§ **EXERCISE AIM**: Collect all lines containing the word "this" from the data.
------ GIVEN RECORDS
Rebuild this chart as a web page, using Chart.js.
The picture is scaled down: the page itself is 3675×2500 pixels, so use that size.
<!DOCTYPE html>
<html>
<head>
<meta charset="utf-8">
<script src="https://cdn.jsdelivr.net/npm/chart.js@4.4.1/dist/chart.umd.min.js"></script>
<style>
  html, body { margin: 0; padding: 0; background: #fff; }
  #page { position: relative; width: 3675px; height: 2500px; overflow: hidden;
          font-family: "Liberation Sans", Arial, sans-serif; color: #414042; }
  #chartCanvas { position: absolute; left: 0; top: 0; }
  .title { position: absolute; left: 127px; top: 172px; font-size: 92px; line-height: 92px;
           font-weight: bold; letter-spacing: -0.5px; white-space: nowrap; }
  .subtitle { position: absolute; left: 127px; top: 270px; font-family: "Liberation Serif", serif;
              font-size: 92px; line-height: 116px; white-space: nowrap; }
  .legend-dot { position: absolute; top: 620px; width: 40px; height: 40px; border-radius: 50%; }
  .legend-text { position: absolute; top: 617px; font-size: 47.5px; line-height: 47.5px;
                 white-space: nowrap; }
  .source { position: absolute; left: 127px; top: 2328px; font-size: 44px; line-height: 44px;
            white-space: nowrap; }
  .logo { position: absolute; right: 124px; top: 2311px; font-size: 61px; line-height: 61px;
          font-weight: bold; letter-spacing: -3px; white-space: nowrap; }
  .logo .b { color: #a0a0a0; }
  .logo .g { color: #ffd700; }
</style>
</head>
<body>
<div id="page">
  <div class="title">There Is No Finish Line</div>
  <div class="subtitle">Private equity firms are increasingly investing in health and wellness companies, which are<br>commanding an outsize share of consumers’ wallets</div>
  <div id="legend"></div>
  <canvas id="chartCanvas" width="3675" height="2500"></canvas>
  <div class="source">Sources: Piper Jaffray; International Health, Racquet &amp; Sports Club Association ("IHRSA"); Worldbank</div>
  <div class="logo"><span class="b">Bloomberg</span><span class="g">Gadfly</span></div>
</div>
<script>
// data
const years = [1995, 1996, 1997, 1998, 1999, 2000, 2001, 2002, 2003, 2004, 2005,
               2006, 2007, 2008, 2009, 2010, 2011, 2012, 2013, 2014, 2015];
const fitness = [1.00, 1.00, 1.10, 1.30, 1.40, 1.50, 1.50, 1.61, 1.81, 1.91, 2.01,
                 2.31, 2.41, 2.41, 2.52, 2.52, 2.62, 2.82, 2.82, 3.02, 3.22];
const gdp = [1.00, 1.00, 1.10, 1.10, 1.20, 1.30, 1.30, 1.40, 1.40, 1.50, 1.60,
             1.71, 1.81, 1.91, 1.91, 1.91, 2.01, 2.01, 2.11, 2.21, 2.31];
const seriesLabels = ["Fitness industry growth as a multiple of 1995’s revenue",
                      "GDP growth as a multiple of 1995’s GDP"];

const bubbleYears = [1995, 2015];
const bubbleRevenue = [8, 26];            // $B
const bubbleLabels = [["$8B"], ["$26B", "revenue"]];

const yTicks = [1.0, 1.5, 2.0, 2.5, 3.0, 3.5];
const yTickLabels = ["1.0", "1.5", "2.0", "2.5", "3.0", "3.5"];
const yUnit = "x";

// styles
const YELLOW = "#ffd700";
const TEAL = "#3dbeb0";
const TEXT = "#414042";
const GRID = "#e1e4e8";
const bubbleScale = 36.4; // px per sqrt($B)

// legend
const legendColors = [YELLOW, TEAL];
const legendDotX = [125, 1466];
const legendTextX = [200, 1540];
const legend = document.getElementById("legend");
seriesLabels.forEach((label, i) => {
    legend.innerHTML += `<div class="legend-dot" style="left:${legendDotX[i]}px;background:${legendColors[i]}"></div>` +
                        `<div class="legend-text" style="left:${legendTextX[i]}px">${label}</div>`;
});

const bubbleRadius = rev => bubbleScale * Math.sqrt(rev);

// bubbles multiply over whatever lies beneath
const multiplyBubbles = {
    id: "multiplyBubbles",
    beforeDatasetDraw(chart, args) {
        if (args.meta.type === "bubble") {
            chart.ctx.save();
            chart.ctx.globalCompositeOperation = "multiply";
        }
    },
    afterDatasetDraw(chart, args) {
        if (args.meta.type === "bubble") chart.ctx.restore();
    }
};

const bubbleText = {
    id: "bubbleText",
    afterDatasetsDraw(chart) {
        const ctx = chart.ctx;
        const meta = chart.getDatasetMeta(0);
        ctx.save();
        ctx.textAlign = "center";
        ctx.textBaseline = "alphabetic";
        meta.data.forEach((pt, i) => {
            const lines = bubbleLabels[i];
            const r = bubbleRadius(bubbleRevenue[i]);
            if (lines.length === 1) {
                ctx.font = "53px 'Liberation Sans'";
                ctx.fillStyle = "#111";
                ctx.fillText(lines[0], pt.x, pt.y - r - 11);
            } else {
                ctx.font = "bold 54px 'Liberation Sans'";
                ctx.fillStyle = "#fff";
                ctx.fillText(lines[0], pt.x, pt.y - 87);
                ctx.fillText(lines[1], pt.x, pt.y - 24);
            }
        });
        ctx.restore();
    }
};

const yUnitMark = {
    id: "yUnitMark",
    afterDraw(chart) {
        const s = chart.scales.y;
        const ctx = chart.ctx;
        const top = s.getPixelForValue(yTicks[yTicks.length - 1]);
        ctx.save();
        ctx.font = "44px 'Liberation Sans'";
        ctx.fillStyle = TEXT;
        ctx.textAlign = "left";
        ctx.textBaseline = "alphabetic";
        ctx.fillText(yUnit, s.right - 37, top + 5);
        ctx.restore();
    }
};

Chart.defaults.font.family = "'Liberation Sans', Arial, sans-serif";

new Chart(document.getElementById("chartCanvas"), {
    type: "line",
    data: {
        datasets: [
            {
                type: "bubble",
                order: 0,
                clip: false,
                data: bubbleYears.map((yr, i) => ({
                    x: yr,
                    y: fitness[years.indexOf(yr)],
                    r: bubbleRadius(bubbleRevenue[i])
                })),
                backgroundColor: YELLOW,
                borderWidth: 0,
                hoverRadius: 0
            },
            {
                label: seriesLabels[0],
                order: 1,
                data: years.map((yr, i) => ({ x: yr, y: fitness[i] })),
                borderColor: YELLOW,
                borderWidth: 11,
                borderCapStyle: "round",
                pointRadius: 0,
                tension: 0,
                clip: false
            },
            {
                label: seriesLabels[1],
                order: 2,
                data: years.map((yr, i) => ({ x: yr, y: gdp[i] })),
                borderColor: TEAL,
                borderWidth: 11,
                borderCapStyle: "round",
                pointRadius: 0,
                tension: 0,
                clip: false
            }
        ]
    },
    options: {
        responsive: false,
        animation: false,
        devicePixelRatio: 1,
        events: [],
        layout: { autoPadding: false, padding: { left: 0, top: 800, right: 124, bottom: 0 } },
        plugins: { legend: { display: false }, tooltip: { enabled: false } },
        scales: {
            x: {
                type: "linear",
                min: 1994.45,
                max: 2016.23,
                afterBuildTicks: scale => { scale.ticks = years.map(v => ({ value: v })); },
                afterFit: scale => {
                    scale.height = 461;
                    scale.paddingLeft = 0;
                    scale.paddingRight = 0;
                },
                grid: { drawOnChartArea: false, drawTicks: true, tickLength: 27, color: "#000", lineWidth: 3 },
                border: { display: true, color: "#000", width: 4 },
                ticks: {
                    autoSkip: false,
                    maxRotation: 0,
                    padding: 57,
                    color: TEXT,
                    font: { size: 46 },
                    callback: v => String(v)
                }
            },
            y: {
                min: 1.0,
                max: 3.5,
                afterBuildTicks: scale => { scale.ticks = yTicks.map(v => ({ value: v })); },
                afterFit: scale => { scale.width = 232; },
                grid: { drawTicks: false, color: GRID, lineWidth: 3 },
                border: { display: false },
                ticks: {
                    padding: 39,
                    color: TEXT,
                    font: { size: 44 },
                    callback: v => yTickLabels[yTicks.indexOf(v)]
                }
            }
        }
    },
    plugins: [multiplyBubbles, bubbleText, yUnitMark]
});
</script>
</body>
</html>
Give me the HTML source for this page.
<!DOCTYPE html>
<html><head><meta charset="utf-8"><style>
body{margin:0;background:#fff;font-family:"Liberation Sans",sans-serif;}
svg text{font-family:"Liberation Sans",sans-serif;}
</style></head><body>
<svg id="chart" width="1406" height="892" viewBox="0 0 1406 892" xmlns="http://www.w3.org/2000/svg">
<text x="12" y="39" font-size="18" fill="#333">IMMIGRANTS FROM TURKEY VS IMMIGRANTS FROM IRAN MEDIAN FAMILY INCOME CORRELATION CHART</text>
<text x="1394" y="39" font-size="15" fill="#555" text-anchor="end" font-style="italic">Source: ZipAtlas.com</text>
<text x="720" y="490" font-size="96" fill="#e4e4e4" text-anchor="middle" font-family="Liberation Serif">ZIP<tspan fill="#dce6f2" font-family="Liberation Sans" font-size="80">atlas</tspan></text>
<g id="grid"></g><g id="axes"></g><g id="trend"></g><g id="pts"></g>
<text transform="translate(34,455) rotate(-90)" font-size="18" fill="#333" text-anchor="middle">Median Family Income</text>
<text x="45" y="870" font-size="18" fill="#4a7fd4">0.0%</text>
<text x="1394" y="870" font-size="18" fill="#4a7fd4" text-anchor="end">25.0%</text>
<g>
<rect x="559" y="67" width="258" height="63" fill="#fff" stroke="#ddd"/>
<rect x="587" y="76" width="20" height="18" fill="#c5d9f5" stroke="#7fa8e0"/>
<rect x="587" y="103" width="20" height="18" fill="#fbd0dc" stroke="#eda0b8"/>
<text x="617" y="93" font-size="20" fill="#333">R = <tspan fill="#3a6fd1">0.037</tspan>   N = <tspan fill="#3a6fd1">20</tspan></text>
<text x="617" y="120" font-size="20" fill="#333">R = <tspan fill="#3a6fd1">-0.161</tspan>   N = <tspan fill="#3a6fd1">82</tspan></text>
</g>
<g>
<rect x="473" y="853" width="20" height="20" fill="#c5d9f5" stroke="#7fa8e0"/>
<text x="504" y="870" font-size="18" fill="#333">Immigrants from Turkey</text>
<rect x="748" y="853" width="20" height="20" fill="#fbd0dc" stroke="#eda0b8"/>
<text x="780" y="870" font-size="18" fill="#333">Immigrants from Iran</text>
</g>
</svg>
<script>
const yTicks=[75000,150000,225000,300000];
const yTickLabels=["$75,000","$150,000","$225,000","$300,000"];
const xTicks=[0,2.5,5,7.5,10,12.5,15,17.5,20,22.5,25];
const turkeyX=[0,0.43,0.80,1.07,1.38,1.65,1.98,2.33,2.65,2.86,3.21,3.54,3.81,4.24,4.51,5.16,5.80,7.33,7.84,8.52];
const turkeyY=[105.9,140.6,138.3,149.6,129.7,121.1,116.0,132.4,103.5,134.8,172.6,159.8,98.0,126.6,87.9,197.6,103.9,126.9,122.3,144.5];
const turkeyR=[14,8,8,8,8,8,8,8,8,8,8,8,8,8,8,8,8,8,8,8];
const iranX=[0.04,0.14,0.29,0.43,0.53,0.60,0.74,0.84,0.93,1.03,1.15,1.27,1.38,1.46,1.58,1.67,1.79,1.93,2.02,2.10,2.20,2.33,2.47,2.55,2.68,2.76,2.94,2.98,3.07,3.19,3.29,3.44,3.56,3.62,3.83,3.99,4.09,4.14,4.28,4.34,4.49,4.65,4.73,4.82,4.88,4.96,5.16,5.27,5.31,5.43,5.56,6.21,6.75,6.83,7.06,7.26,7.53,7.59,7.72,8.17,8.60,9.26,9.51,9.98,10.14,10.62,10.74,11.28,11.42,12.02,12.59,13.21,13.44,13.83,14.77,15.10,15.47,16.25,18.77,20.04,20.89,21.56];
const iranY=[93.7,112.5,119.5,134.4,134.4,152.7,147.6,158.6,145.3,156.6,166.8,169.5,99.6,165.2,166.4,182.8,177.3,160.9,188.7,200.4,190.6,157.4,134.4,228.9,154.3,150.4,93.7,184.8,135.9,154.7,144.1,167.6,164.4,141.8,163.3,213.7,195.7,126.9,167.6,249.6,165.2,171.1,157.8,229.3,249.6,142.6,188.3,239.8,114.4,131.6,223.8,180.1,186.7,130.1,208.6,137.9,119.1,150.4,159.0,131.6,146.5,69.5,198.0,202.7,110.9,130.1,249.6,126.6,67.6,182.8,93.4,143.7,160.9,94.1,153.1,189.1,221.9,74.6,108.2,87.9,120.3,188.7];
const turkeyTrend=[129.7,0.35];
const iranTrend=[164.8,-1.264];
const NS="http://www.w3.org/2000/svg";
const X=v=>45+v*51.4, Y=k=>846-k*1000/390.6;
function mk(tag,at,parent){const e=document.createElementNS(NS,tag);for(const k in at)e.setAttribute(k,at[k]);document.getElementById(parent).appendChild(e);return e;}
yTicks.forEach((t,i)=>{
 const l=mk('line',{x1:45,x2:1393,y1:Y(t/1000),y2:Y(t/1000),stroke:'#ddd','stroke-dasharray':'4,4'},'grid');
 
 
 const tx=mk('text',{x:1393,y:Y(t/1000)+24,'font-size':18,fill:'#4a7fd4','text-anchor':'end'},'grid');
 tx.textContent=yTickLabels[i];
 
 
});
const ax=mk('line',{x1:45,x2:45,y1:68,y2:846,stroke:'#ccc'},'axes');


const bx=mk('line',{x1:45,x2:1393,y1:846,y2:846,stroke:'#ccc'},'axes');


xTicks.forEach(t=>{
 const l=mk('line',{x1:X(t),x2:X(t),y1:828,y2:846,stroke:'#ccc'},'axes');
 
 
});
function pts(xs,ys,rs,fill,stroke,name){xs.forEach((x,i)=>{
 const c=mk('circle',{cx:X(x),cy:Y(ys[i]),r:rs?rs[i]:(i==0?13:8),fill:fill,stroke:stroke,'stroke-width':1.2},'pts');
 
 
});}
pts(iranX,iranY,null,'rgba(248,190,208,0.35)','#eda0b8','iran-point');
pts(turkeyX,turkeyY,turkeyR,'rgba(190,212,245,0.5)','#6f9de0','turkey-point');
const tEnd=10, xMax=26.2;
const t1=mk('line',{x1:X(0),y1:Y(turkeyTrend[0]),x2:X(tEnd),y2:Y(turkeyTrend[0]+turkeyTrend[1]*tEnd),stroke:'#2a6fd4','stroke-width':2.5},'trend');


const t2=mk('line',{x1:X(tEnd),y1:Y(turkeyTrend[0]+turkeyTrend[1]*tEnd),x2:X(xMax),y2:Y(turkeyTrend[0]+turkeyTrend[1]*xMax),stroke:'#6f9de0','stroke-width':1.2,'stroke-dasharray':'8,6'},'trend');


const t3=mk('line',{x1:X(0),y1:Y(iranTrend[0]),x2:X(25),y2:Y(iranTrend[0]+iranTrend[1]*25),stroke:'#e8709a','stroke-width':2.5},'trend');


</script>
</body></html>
------------
§ **TASK ANSWER**:
Rebuild this chart as a web page, using Chart.js.
Give me the HTML source for this page.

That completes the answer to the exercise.